38.5 Evaluation of B-spline derivatives

Function: int gsl_bspline_deriv_eval (const double x, const size_t nderiv, gsl_matrix * dB, gsl_bspline_workspace * w, gsl_bspline_deriv_workspace * dw)

This function evaluates all B-spline basis function derivatives of orders 0 through nderiv (inclusive) at the position x and stores them in dB. The (i,j)th element of dB is d^j/dx^j B_i(x). dB must be of size n = nbreak + k - 2 by nderiv + 1. The value n may also be obtained by calling gsl_bspline_ncoeffs. Note that function evaluations are included as the 0th order derivatives in dB. It is far more efficient to compute all of the basis functions derivatives at once than to compute them individually, due to the nature of the defining recurrence relation.

Function: int gsl_bspline_deriv_eval_nonzero (const double x, const size_t nderiv, gsl_matrix * dB, size_t * istart, size_t * iend, gsl_bspline_workspace * w, gsl_bspline_deriv_workspace * dw)

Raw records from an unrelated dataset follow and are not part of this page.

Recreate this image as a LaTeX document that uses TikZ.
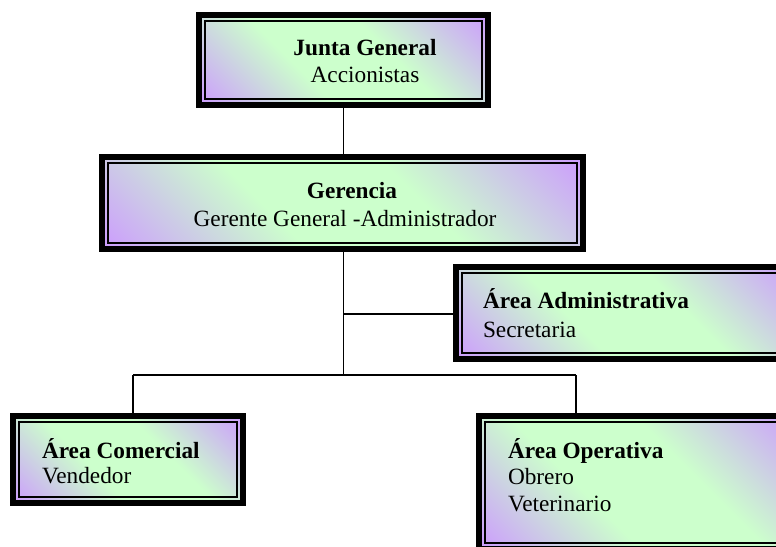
\documentclass[tikz,border=0pt]{standalone}
\usepackage{fontspec}
\setmainfont{Liberation Serif}
\definecolor{lav}{RGB}{204,153,255}
\definecolor{grn}{RGB}{204,255,204}
\pgfdeclarehorizontalshading{orgshade}{100bp}{color(0bp)=(lav); color(14bp)=(lav); color(40bp)=(grn); color(60bp)=(grn); color(86bp)=(lav); color(100bp)=(lav)}
\tikzset{
  orgbox/.style={rectangle, inner sep=0pt, outer sep=0pt, shading=orgshade, shading angle=45,
    draw=black, line width=6pt,
    path picture={\draw[line width=1.7pt]
      ([shift={(5.9pt,-5.9pt)}]path picture bounding box.north west) rectangle
      ([shift={(-5.9pt,5.9pt)}]path picture bounding box.south east);}},
  conn/.style={draw=black, line width=1.5pt},
  txt/.style={inner sep=0pt, outer sep=0pt, font=\fontsize{23.3}{27}\selectfont},
  txtb/.style={inner sep=0pt, outer sep=0pt, font=\fontsize{23.3}{27}\selectfont\bfseries}
}
\begin{document}
\begin{tikzpicture}[x=1pt,y=-1pt]
\useasboundingbox (0,0) rectangle (776,546);
\fill[white] (0,0) rectangle (776,546);
\clip (0,0) rectangle (776,546);
% boxes
\node[orgbox, minimum width=289pt, minimum height=90pt] (junta) at (343.5,60) {};
\node[orgbox, minimum width=481pt, minimum height=92pt] (geren) at (342.5,203) {};
\node[orgbox, minimum width=341pt, minimum height=92pt] (adm) at (626.5,313) {};
\node[orgbox, minimum width=230pt, minimum height=87pt] (com) at (128,459.5) {};
\node[orgbox, minimum width=318pt, minimum height=133pt] (ope) at (638,482.5) {};
% connectors
\coordinate (hubA) at (343.5,314);
\coordinate (hubB) at (343.5,375);
\coordinate (lc) at (133,375);
\coordinate (rc) at (576,375);
\draw[conn] (junta.south) -- (junta.south |- geren.north);
\draw[conn] (junta.south |- geren.south) -- (hubB);
\draw[conn] (hubA) -- (adm.west |- hubA);
\draw[conn] (lc) -- (rc);
\draw[conn] (lc) -- (lc |- com.north);
\draw[conn] (rc) -- (rc |- ope.north);
% texts
\node[txtb, anchor=base] (jt1) at (365,55) {Junta General};
\node[txt, anchor=base] (jt2) at (365,82) {Accionistas};
\node[txtb, anchor=base] (gt1) at (352,198) {Gerencia};
\node[txt, anchor=base] (gt2) at (345,226) {Gerente General -Administrador};
\node[txtb, anchor=base west] (at1) at (483,308) {Área Administrativa};
\node[txt, anchor=base west] (at2) at (483,337) {Secretaria};
\node[txtb, anchor=base west] (ct1) at (42,458) {Área Comercial};
\node[txt, anchor=base west] (ct2) at (42,483) {Vendedor};
\node[txtb, anchor=base west] (ot1) at (508,458) {Área Operativa};
\node[txt, anchor=base west] (ot2) at (508,484) {Obrero};
\node[txt, anchor=base west] (ot3) at (508,511) {Veterinario};
\end{tikzpicture}
\end{document}
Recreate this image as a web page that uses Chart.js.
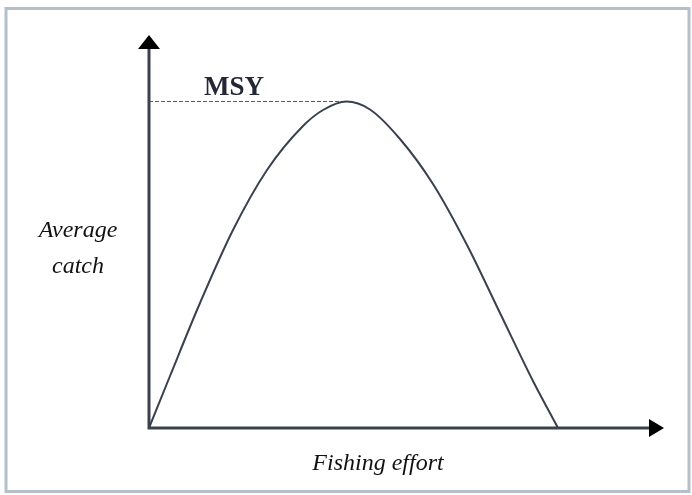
<!DOCTYPE html>
<html>
<head>
<meta charset="utf-8">
<script src="https://cdn.jsdelivr.net/npm/chart.js@4.4.0/dist/chart.umd.min.js"></script>
<style>
  html, body { margin: 0; padding: 0; background: #fff; }
  #wrap { width: 692px; height: 495px; }
</style>
</head>
<body>
<div id="wrap"><canvas id="chart" width="692" height="495"></canvas></div>
<script>
// effort (x) and average catch (y)
const effort = [0, 21, 51, 84, 118, 154, 174, 197.5, 221, 251, 284, 318, 351, 384, 409];
const catchValues = [0, 52, 125, 198, 258, 302, 318, 326.5, 318.5, 289, 244, 183, 115, 47, 0];
const msyEffort = [0, 197.5];
const msyCatch = [326.5, 326.5];

const X_MAX = 501;
const Y_MAX = 380;

const curvePoints = effort.map((x, i) => ({ x: x, y: catchValues[i] }));
const msyPoints = msyEffort.map((x, i) => ({ x: x, y: msyCatch[i] }));

const axisColor = "#3b404d";

const decorations = {
  id: "decorations",
  beforeDraw(chart) {
    const c = chart.ctx;
    c.save();
    c.fillStyle = "#fff";
    c.fillRect(0, 0, chart.width, chart.height);
    // outer frame
    c.strokeStyle = "#b3c0c9";
    c.lineWidth = 3;
    c.strokeRect(6, 8.5, 683, 483);
    c.restore();
  },
  afterDraw(chart) {
    const c = chart.ctx;
    const a = chart.chartArea;
    const xs = chart.scales.x;
    const ys = chart.scales.y;
    c.save();
    // axis lines
    c.strokeStyle = axisColor;
    c.lineWidth = 3;
    c.beginPath();
    c.moveTo(a.left, a.top);
    c.lineTo(a.left, a.bottom);
    c.lineTo(a.right, a.bottom);
    c.stroke();
    // arrow heads
    c.fillStyle = "#000";
    c.beginPath();
    c.moveTo(a.left - 11, a.top + 1);
    c.lineTo(a.left + 11, a.top + 1);
    c.lineTo(a.left, a.top - 13);
    c.closePath();
    c.fill();
    c.beginPath();
    c.moveTo(a.right - 1, a.bottom - 9);
    c.lineTo(a.right - 1, a.bottom + 9);
    c.lineTo(a.right + 14, a.bottom);
    c.closePath();
    c.fill();
    // labels
    c.fillStyle = "#232835";
    c.font = "bold 27px 'Liberation Serif', serif";
    c.textAlign = "center";
    c.textBaseline = "alphabetic";
    c.fillText("MSY", xs.getPixelForValue(85), ys.getPixelForValue(333));
    c.fillStyle = "#111";
    c.font = "italic 24px 'Liberation Serif', serif";
    c.fillText("Average", 78, 237);
    c.fillText("catch", 78, 273);
    c.fillText("Fishing effort", 378, 470);
    c.restore();
  }
};

new Chart(document.getElementById("chart"), {
  type: "line",
  data: {
    datasets: [
      {
        label: "Average catch",
        data: curvePoints,
        borderColor: "#3a404f",
        borderWidth: 2,
        pointRadius: 0,
        cubicInterpolationMode: "monotone",
        fill: false,
      },
      {
        label: "MSY",
        data: msyPoints,
        borderColor: "#4d5b82",
        borderWidth: 1.2,
        borderDash: [4, 2],
        pointRadius: 0,
        fill: false,
      },
    ],
  },
  options: {
    responsive: false,
    animation: false,
    layout: { padding: { left: 149, right: 42, top: 48, bottom: 67 } },
    plugins: { legend: { display: false }, tooltip: { enabled: false } },
    scales: {
      x: {
        type: "linear",
        min: 0,
        max: X_MAX,
        grid: { display: false },
        border: { display: false },
        ticks: { display: false },
        afterFit: (s) => { s.height = 0; },
      },
      y: {
        type: "linear",
        min: 0,
        max: Y_MAX,
        grid: { display: false },
        border: { display: false },
        ticks: { display: false },
        afterFit: (s) => { s.width = 0; },
      },
    },
  },
  plugins: [decorations],
});
</script>
</body>
</html>
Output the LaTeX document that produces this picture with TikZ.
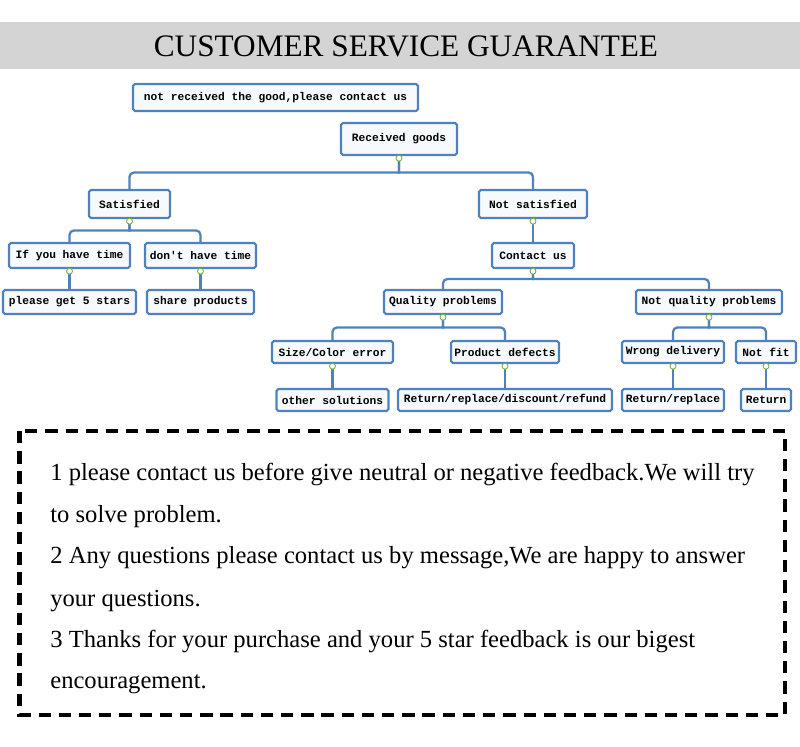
\documentclass[tikz,border=0pt]{standalone}
\usepackage{fontspec}
\setmainfont{Liberation Serif}
\newfontfamily\boxfont{Liberation Mono}
\usetikzlibrary{calc, positioning}

\definecolor{linkblue}{RGB}{79,129,189}
\definecolor{boxfill}{RGB}{246,250,253}
\definecolor{bargray}{RGB}{212,212,212}
\definecolor{knobgreen}{RGB}{112,180,60}

\begin{document}
\begin{tikzpicture}[
    x=0.02cm, y=-0.02cm,
    box/.style={draw=linkblue, line width=1.2pt, fill=boxfill, rounded corners=1pt, inner sep=0pt, font=\boxfont\bfseries\fontsize{6.4}{7}\selectfont},
    link/.style={draw=linkblue, line width=1.3pt},
    fork/.style={to path={(\tikztostart) |- ($(\tikztostart)!0.5!(\tikztotarget)$) [rounded corners=2.5pt] -| (\tikztotarget)}},
    knob/.style={circle, draw=knobgreen, fill=white, line width=0.5pt, inner sep=0pt, minimum size=3.4pt},
    note/.style={anchor=base west, inner sep=0pt, font=\fontsize{14}{16}\selectfont}
]
\useasboundingbox (0,0) rectangle (800,746);

% Title bar
\fill[bargray] (0,22) rectangle (800,69);
\node (title) at (406,46) {\fontsize{17.8}{20}\selectfont CUSTOMER SERVICE GUARANTEE};

% Tree boxes
\node (notrec) [box, minimum width=5.7cm, minimum height=0.54cm] at (275.5,97.5) {not received the good,please contact us};
\node (recv) [box, minimum width=2.32cm, minimum height=0.64cm] at (399,139) {Received goods};

\node (sat) [box, minimum width=1.62cm, minimum height=0.56cm] at (129.5,204) {Satisfied};
\node (notsat) [box, minimum width=2.16cm, minimum height=0.56cm] at (533,204) {Not satisfied};

\node (havetime) [box, minimum width=2.42cm, minimum height=0.5cm] at (69.5,255.5) {If you have time};
\node (notime) [box, minimum width=2.22cm, minimum height=0.5cm] at (200.5,255.5) {don't have time};
\node (contact) [box, minimum width=1.64cm, minimum height=0.5cm] at (533,255.5) {Contact us};

\node (stars) [box, minimum width=2.66cm, minimum height=0.48cm] at (69.5,302) {please get 5 stars};
\node (share) [box, minimum width=2.14cm, minimum height=0.48cm] at (200.5,302) {share products};
\node (quality) [box, minimum width=2.36cm, minimum height=0.48cm] at (443,302) {Quality problems};
\node (notquality) [box, minimum width=2.92cm, minimum height=0.48cm] at (709,302) {Not quality problems};

\node (sizecolor) [box, minimum width=2.42cm, minimum height=0.44cm] at (332.5,352) {Size/Color error};
\node (defects) [box, minimum width=2.16cm, minimum height=0.44cm] at (505,352) {Product defects};
\node (wrong) [box, minimum width=2.04cm, minimum height=0.44cm] at (673,352) {Wrong delivery};
\node (notfit) [box, minimum width=1.2cm, minimum height=0.44cm] at (766,352) {Not fit};

\node (othersol) [box, minimum width=2.24cm, minimum height=0.44cm] at (332.5,400) {other solutions};
\node (retall) [box, minimum width=4.28cm, minimum height=0.44cm] at (505,400) {Return/replace/discount/refund};
\node (retrep) [box, minimum width=2.04cm, minimum height=0.44cm] at (673,400) {Return/replace};
\node (ret) [box, minimum width=1cm, minimum height=0.44cm] at (766,400) {Return};

% Connectors
\path[link] (recv.south) edge[fork] (sat.north) edge[fork] (notsat.north);
\path[link] (sat.south) edge[fork] (havetime.north) edge[fork] (notime.north);
\path[link] (contact.south) edge[fork] (quality.north) edge[fork] (notquality.north);
\path[link] (quality.south) edge[fork] (sizecolor.north) edge[fork] (defects.north);
\path[link] (notquality.south) edge[fork] (wrong.north) edge[fork] (notfit.north);
\draw[link] (notsat) -- (contact);
\draw[link] (havetime) -- (stars);
\draw[link] (notime) -- (share);
\draw[link] (sizecolor) -- (othersol);
\draw[link] (defects) -- (retall);
\draw[link] (wrong) -- (retrep);
\draw[link] (notfit) -- (ret);

% Collapse knobs
\foreach \n in {recv, sat, notsat, havetime, notime, contact, quality, notquality, sizecolor, defects, wrong, notfit}
    \node (\n-knob) [knob, below=1.2pt of \n.south, anchor=center] {};

% Notes
\draw[line width=2.3pt, dash pattern=on 7pt off 4.5pt] (19.5,431) rectangle (785,715);
\node (line1) [note] at (50,480) {1 please contact us before give neutral or negative feedback.We will try};
\node (line2) [note] at (50,522) {to solve problem.};
\node (line3) [note] at (50,563) {2 Any questions please contact us by message,We are happy to answer};
\node (line4) [note] at (50,606) {your questions.};
\node (line5) [note] at (50,647) {3 Thanks for your purchase and your 5 star feedback is our bigest};
\node (line6) [note] at (50,688) {encouragement.};

\end{tikzpicture}
\end{document}
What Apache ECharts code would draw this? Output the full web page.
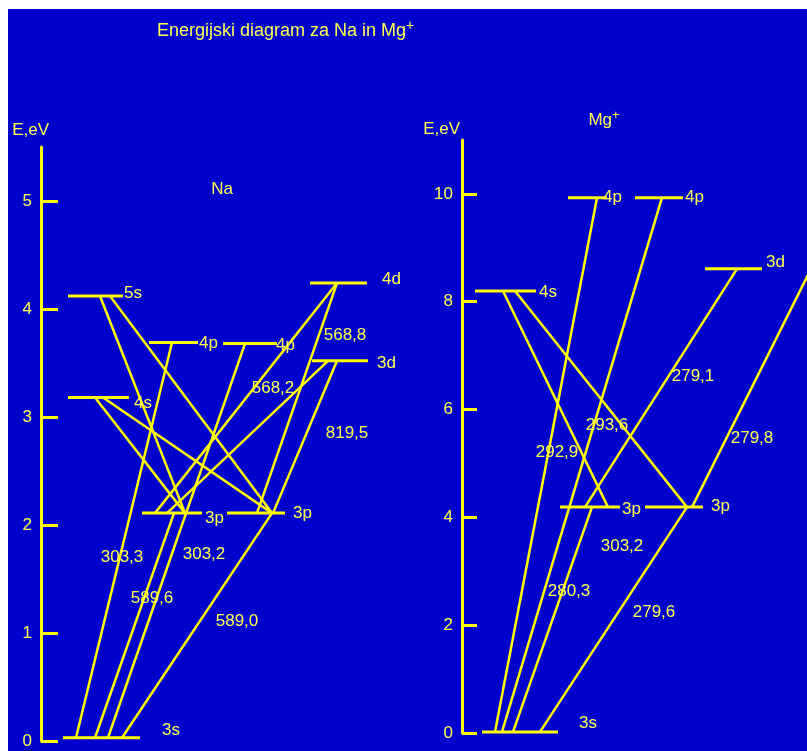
<!DOCTYPE html>
<html>
<head>
<meta charset="utf-8">
<script src="https://cdn.jsdelivr.net/npm/echarts@6/dist/echarts.min.js"></script>
<style>
  html, body { margin: 0; padding: 0; background: #fff; }
  #chart { width: 807px; height: 751px; background: #0000cc; box-shadow: inset 8px 9px 0 0 #fff; }
</style>
</head>
<body>
<div id="chart"></div>
<script>
// nivoji: [id, oznaka, E (eV), x od, x do]  (x je v enotah skrite osi, 1 enota = 4 px)
const naLevels = [
  ['3s', '3s', 0.03, 5.5, 24.75],
  ['3pa', '3p', 2.11, 25.25, 40.25],
  ['3pb', '3p', 2.11, 46.5, 61],
  ['4s', '4s', 3.18, 6.75, 22],
  ['5s', '5s', 4.12, 6.75, 20.5],
  ['4pa', '4p', 3.69, 27, 39.25],
  ['4pb', '4p', 3.68, 45.5, 59],
  ['4d', '4d', 4.24, 67.25, 81.5],
  ['3d', '3d', 3.52, 67.75, 81.75]
]
// prehodi: [iz nivoja, x, v nivo, x]
const naTransitions = [
  ['5s', 14.75, '3pa', 36],
  ['5s', 17.25, '3pb', 57.75],
  ['4s', 13.5, '3pa', 36],
  ['4s', 15.5, '3pb', 57.75],
  ['4pa', 32.75, '3s', 8.75],
  ['4pb', 51, '3s', 16.75],
  ['3s', 13.5, '3pa', 33.25],
  ['3s', 20.25, '3pb', 57.75],
  ['4d', 74, '3pa', 28.5],
  ['4d', 74, '3pb', 54],
  ['3d', 71.75, '3pa', 31.5],
  ['3d', 74, '3pb', 58]
]
// valovne dolzine (nm): [tekst, x, E]
const naWavelengths = [
  ['303,3', 20.25, 1.70],
  ['303,2', 40.75, 1.73],
  ['589,6', 27.75, 1.32],
  ['589,0', 49, 1.11],
  ['568,8', 76, 3.76],
  ['568,2', 58, 3.27],
  ['819,5', 76.5, 2.85]
]
const naTicks = [0, 1, 2, 3, 4, 5]

const mgLevels = [
  ['3s', '3s', 0.02, 5, 24],
  ['3pa', '3p', 4.19, 24.5, 39.5],
  ['3pb', '3p', 4.19, 45.75, 60.25],
  ['4s', '4s', 8.2, 3.25, 18.5],
  ['4pa', '4p', 9.93, 26.5, 36.25],
  ['4pb', '4p', 9.93, 43.25, 55.25],
  ['3d', '3d', 8.61, 60.75, 75],
  ['3d2', '', 8.61, 87.25, 101.5]
]
const mgTransitions = [
  ['4s', 10.25, '3pa', 36.5],
  ['4s', 13.25, '3pb', 56.25],
  ['3d', 68.75, '3pa', 30.75],
  ['3pb', 57.5, '3d2', 87.25],
  ['3s', 19.5, '3pb', 56.25],
  ['3s', 12.75, '3pa', 32.5],
  ['3s', 8.25, '4pa', 33.75],
  ['3s', 10, '4pb', 50]
]
const mgWavelengths = [
  ['279,1', 57.75, 6.62],
  ['293,6', 36.25, 5.70],
  ['292,9', 23.75, 5.21],
  ['279,8', 72.5, 5.47],
  ['303,2', 40, 3.47],
  ['280,3', 26.75, 2.62],
  ['279,6', 48, 2.23]
]
const mgTicks = [0, 2, 4, 6, 8, 10]

// oznake nivojev: odmik od konca crte [dx, dy] v px
const naLabelGap = { '3s': [22, -7], '3pa': [3, 5], '3pb': [8, 0], '4s': [5, 6], '5s': [1, -3], '4pa': [1, 1], '4pb': [-1, 2], '4d': [15, -4], '3d': [9, 2] }
const mgLabelGap = { '3s': [21, -9], '3pa': [2, 2], '3pb': [8, -1], '4s': [3, 1], '4pa': [-4, 0], '4pb': [2, 0], '3d': [4, -7], '3d2': [0, 0] }

const yellow = '#ffff00'
const textColor = '#ffff55'
const font = 'Liberation Sans, Arial, sans-serif'
const fs = 17

function panelSeries(idx, levels, transitions, wavelengths, gaps, title) {
  let out = []
  let energy = {}
  levels.forEach(l => { energy[l[0]] = l[2] })
  levels.forEach(l => {
    out.push({
      type: 'line', xAxisIndex: idx, yAxisIndex: idx,
      data: [[l[3], l[2]], [l[4], l[2]]],
      symbol: 'none', silent: true, z: 3,
      lineStyle: { color: yellow, width: 3 },
      endLabel: {
        show: l[1] !== '', formatter: l[1], color: textColor, fontSize: fs, fontFamily: font,
        distance: gaps[l[0]][0], offset: [0, gaps[l[0]][1]]
      }
    })
  })
  transitions.forEach(t => {
    out.push({
      type: 'line', xAxisIndex: idx, yAxisIndex: idx,
      data: [[t[1], energy[t[0]]], [t[3], energy[t[2]]]],
      symbol: 'none', silent: true,
      lineStyle: { color: yellow, width: 2.5 }
    })
  })
  out.push({
    type: 'scatter', xAxisIndex: idx, yAxisIndex: idx, clip: false, silent: true, z: 4,
    symbolSize: 0, itemStyle: { opacity: 1 },
    data: wavelengths.map(w => [w[1], w[2], w[0]]).concat([[title[1], title[2], title[0]]]),
    label: {
      show: true, position: 'inside', color: textColor, fontSize: fs, fontFamily: font,
      formatter: p => p.data[2],
      rich: {
        m: { color: textColor, fontSize: fs, fontFamily: font },
        sup: { color: textColor, fontSize: 13, fontFamily: font, padding: [0, 0, 10, 0] }
      }
    }
  })
  return out
}

function yAxisOf(idx, max, ticks, tickLen, nameShift, nameGap) {
  return {
    type: 'value', gridIndex: idx, min: 0, max: max,
    name: 'E,eV', nameLocation: 'end', nameGap: nameGap,
    nameTextStyle: { color: textColor, fontSize: fs, fontFamily: font, align: 'right', padding: [0, -nameShift, 0, 0] },
    axisLine: { show: true, lineStyle: { color: yellow, width: 3 } },
    axisTick: { show: true, inside: true, length: tickLen, customValues: ticks, lineStyle: { color: yellow, width: 3 } },
    axisLabel: { color: textColor, fontSize: fs, fontFamily: font, margin: 9, customValues: ticks },
    splitLine: { show: false }
  }
}

let myChart = echarts.init(document.getElementById('chart'))
myChart.setOption({
  animation: false,
  title: {
    text: '{t|Energijski diagram za Na in Mg}{s|+}',
    left: 152, top: 14,
    textStyle: {
      fontWeight: 'normal',
      rich: {
        t: { color: textColor, fontSize: 18, fontFamily: font, fontWeight: 'normal' },
        s: { color: textColor, fontSize: 14, fontFamily: font, fontWeight: 'normal', padding: [0, 0, 10, 0] }
      }
    }
  },
  grid: [
    { left: 41, top: 147, width: 400, height: 594 },
    { left: 462, top: 140, width: 345, height: 593 }
  ],
  xAxis: [
    { type: 'value', gridIndex: 0, min: 0, max: 100, show: false },
    { type: 'value', gridIndex: 1, min: 0, max: 86.25, show: false }
  ],
  yAxis: [
    yAxisOf(0, 5.5, naTicks, 17, 8, 8),
    yAxisOf(1, 11, mgTicks, 15, -2, 2)
  ],
  series: panelSeries(0, naLevels, naTransitions, naWavelengths, naLabelGap, ['{m|Na}', 45.25, 5.11])
    .concat(panelSeries(1, mgLevels, mgTransitions, mgWavelengths, mgLabelGap, ['{m|Mg}{sup|+}', 35.5, 11.37]))
})
</script>
</body>
</html>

This function evaluates all potentially nonzero B-spline basis function derivatives of orders 0 through nderiv (inclusive) at the position x and stores them in dB. The (i,j)th element of dB is d^j/dx^j B_(istart+i)(x). The last row of dB contains d^j/dx^j B_(iend)(x). dB must be of size k by at least nderiv + 1. Note that function evaluations are included as the 0th order derivatives in dB. Only returning nonzero basis functions allows users to more cheaply perform tasks requiring linear combinations of the basis functions, e.g. when evaluating an interpolated function.